§ PROBLEM TO WORK ON: Quote the data exactly, first line to the line containing "(0,0) rectangle (679,-704);", with no pictures.

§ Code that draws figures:
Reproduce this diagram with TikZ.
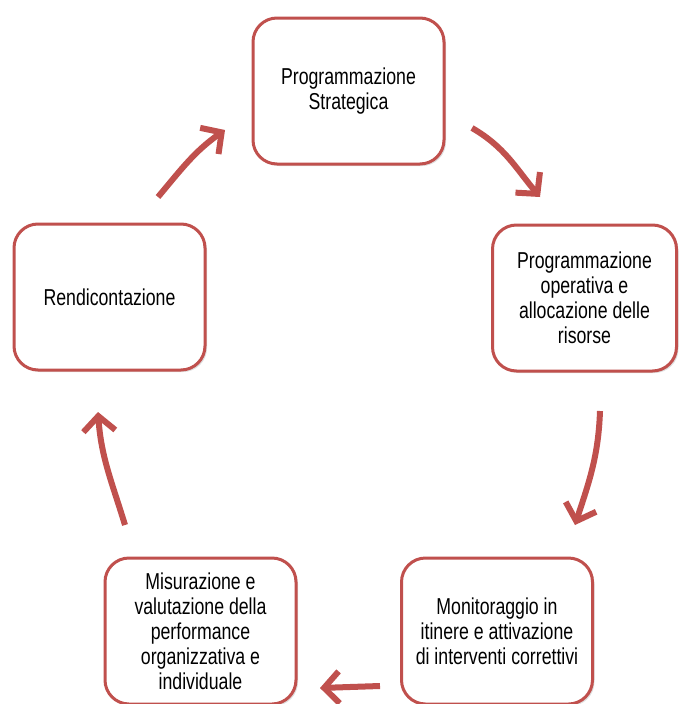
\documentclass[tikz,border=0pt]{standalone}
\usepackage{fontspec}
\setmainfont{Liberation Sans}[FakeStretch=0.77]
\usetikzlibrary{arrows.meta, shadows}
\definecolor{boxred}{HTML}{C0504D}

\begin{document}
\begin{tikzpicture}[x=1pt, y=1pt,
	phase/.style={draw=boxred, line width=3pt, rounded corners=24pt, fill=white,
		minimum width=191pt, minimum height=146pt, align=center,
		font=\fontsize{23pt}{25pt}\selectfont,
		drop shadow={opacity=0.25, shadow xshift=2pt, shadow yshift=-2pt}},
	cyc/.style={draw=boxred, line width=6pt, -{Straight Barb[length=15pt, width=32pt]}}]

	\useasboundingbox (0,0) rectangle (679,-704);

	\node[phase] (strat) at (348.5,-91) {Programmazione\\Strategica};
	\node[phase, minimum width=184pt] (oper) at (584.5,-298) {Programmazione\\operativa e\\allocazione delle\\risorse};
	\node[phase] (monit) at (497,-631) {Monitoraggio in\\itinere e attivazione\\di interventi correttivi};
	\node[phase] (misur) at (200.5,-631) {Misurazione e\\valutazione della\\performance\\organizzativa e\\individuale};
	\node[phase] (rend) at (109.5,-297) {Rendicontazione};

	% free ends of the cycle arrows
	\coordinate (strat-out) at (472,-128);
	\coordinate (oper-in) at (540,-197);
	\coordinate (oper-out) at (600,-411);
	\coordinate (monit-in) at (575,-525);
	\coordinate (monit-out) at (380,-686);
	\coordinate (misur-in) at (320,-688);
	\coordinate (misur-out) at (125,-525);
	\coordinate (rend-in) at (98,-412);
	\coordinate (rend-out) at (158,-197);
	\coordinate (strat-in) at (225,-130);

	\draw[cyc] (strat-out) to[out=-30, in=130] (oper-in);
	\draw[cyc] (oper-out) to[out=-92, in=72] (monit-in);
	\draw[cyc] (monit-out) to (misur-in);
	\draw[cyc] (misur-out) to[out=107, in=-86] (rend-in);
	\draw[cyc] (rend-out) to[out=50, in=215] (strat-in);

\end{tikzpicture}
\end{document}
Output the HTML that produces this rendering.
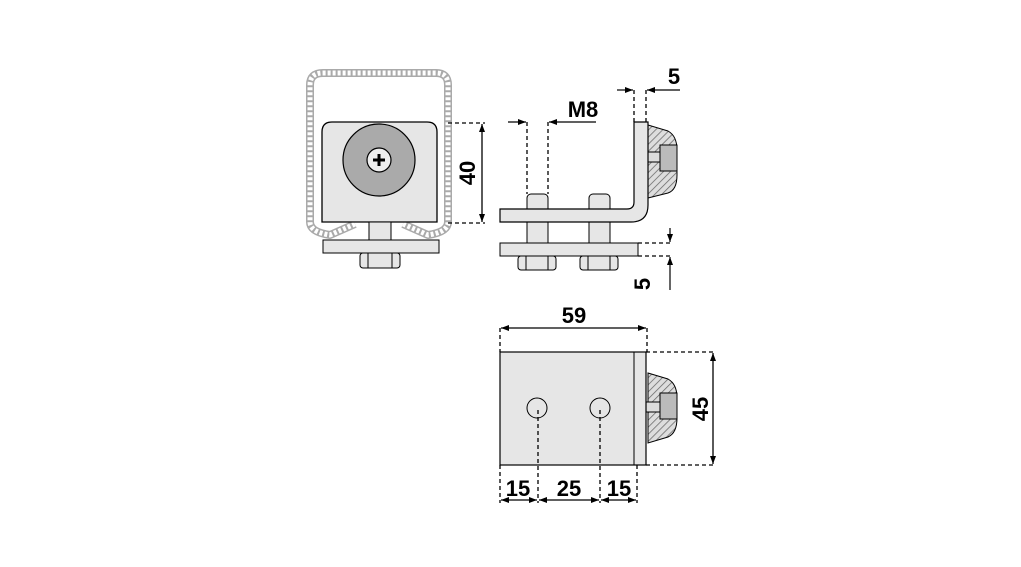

§ THE RESULT:
Reproduce this diagram with TikZ.
\documentclass[tikz,border=0pt]{standalone}
\usepackage{fontspec}
\setmainfont{Liberation Sans}[FakeStretch=0.77]
\usetikzlibrary{arrows.meta, shadows}
\definecolor{boxred}{HTML}{C0504D}

\begin{document}
\begin{tikzpicture}[x=1pt, y=1pt,
	phase/.style={draw=boxred, line width=3pt, rounded corners=24pt, fill=white,
		minimum width=191pt, minimum height=146pt, align=center,
		font=\fontsize{23pt}{25pt}\selectfont,
		drop shadow={opacity=0.25, shadow xshift=2pt, shadow yshift=-2pt}},
	cyc/.style={draw=boxred, line width=6pt, -{Straight Barb[length=15pt, width=32pt]}}]

	\useasboundingbox (0,0) rectangle (679,-704);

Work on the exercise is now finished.